The smaller council that resulted from last month’s municipal election will necessitate a reorganization of the governance structure at city hall that could change the process by which staff reports make their way to council. Council will debate an as-yet-unpublished report on the proposed governance changes at a meeting on Dec. 5.

Gray didn’t say what staff’s final recommendations will be, but said the results so far have been “really positive.”

“We’ve seen great improvements in transit time. We’ve seen really minimal impacts on the rest of the network, we’ve seen real increases in ridership,” she said. “I’ve been very pleased.”

Local councillor Joe Cressy said “it’s always worthwhile to collect as much data as possible” but as far as he’s concerned, “every metric has demonstrated that the pilot has been a success.”

Cressy, who will represent Ward 10, Spadina-Fort York in the coming term, said he has no doubt his colleagues will decide to make the pilot permanent no matter when it goes to a vote.
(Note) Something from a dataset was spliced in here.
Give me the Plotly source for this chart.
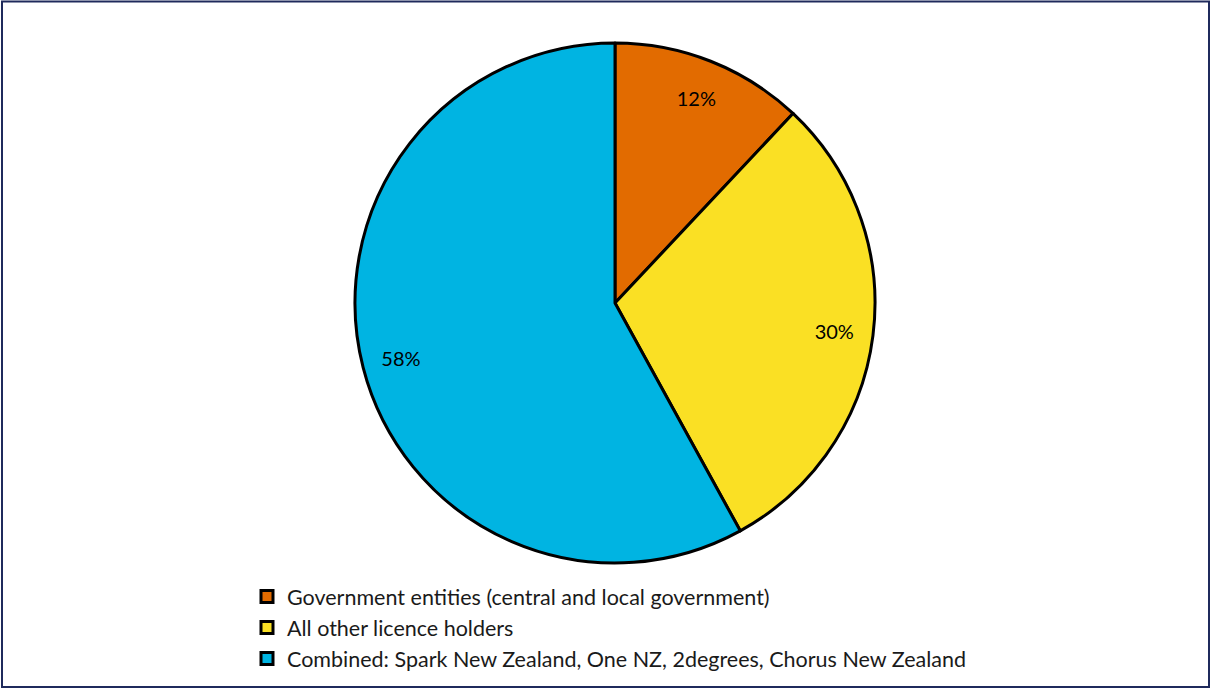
import plotly.graph_objects as go

labels = ["Government entities (central and local government)",
          "All other licence holders",
          "Combined: Spark New Zealand, One NZ, 2degrees, Chorus New Zealand"]
values = [12, 30, 58]
colors = ["#E26B00", "#FAE024", "#00B4E2"]

W, H = 1211, 689
dom_x = [355 / W, 875 / W]
dom_y = [1 - 563 / H, 1 - 43 / H]
FONT = "Lato"

fig = go.Figure()
fig.add_trace(go.Pie(
    labels=labels, values=values, sort=False, direction="clockwise", rotation=0,
    marker=dict(colors=colors, line=dict(color="black", width=3)),
    textinfo="none", hoverinfo="label+percent",
    domain=dict(x=dom_x, y=dom_y), showlegend=True,
))
fig.add_trace(go.Pie(
    labels=labels, values=values, sort=False, direction="clockwise", rotation=0,
    hole=0.70,
    marker=dict(colors=["rgba(0,0,0,0)"] * 3, line=dict(width=0)),
    textinfo="percent", texttemplate="%{percent:.0%}", textposition="inside",
    insidetextorientation="horizontal",
    textfont=dict(family=FONT, size=20, color="black"),
    hoverinfo="skip", domain=dict(x=dom_x, y=dom_y), showlegend=False,
))

fig.update_layout(
    width=W, height=H,
    margin=dict(l=0, r=0, t=0, b=0),
    paper_bgcolor="white", plot_bgcolor="white",
    font=dict(family=FONT, color="black"),
    uniformtext=dict(minsize=20, mode="show"),
    legend=dict(x=247 / W, y=1 - 576 / H, xanchor="left", yanchor="top",
                font=dict(family=FONT, size=21.5, color="#1a1a1a"),
                traceorder="normal", itemwidth=30, tracegroupgap=0,
                bgcolor="rgba(0,0,0,0)"),
    shapes=[dict(type="rect", xref="paper", yref="paper",
                 x0=2 / W, x1=1209 / W, y0=1 - 687 / H, y1=1 - 1.5 / H,
                 line=dict(color="#1F2A5C", width=2))],
)

fig.write_html("out.html")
He noted only four councillors opposed the project when it was approved in July 2017.

The pilot, which was installed at an estimated cost of $1.5 million, restricts car traffic on King between Bathurst and Jarvis Sts. by compelling drivers to turn off of King at most major intersections.

According to the latest figures published by the city, average streetcar travel times in the pilot area were down by as much as 3.4 minutes in August compared to before the project began. Weekday streetcar ridership has increased by 11 per cent, to roughly 80,000 boardings per day.
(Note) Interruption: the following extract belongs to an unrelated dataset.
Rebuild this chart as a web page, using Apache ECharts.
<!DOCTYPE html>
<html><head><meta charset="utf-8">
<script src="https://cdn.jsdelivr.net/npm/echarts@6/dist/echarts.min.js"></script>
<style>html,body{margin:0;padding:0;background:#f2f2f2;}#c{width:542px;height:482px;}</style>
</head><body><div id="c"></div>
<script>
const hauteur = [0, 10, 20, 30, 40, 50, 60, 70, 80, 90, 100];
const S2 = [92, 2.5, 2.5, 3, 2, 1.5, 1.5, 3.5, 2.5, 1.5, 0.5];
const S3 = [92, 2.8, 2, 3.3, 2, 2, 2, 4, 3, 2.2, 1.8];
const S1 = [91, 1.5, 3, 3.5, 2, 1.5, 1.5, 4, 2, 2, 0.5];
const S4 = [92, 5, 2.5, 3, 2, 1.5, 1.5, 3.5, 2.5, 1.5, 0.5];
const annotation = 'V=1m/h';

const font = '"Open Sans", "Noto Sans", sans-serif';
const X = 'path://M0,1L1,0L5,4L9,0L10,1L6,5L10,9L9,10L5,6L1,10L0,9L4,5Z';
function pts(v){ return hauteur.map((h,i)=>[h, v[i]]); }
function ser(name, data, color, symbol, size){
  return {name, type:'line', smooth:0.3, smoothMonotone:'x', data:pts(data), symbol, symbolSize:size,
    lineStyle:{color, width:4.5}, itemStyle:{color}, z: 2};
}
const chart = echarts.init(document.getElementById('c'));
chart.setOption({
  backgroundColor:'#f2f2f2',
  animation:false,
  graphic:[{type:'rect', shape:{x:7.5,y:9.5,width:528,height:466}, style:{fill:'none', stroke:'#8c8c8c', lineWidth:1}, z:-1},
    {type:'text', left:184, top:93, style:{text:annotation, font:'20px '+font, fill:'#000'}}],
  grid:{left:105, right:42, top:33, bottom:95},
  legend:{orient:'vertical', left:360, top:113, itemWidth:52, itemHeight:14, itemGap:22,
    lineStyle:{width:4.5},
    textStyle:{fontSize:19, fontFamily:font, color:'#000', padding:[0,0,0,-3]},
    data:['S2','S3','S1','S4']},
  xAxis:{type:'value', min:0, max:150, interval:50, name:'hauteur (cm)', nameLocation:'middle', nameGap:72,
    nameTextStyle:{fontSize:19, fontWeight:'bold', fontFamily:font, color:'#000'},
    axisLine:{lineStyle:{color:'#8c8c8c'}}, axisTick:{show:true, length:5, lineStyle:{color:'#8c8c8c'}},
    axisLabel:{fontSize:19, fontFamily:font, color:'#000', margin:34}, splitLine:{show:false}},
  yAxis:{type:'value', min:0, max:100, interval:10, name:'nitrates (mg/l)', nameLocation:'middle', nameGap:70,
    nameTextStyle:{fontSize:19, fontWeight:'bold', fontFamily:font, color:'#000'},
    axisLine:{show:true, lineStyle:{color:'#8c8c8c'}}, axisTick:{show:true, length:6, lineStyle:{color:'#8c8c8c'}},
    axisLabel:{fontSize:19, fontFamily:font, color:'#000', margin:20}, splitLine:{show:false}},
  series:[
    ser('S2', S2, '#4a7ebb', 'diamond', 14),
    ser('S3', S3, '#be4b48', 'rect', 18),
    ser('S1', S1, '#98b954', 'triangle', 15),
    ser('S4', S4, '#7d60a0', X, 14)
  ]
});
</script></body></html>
Some local restaurateurs have complained the reduced car traffic on King has hurt business.

According to point-of-sale data, spending on King between November and May increased by 0.3 per cent compared to the average rate of spending over the same period the year before. That was less than the 5.7 per cent growth in the area surrounding the pilot. The city says spending trends in the six months since the pilot began are “in line” with the six months preceding its installation.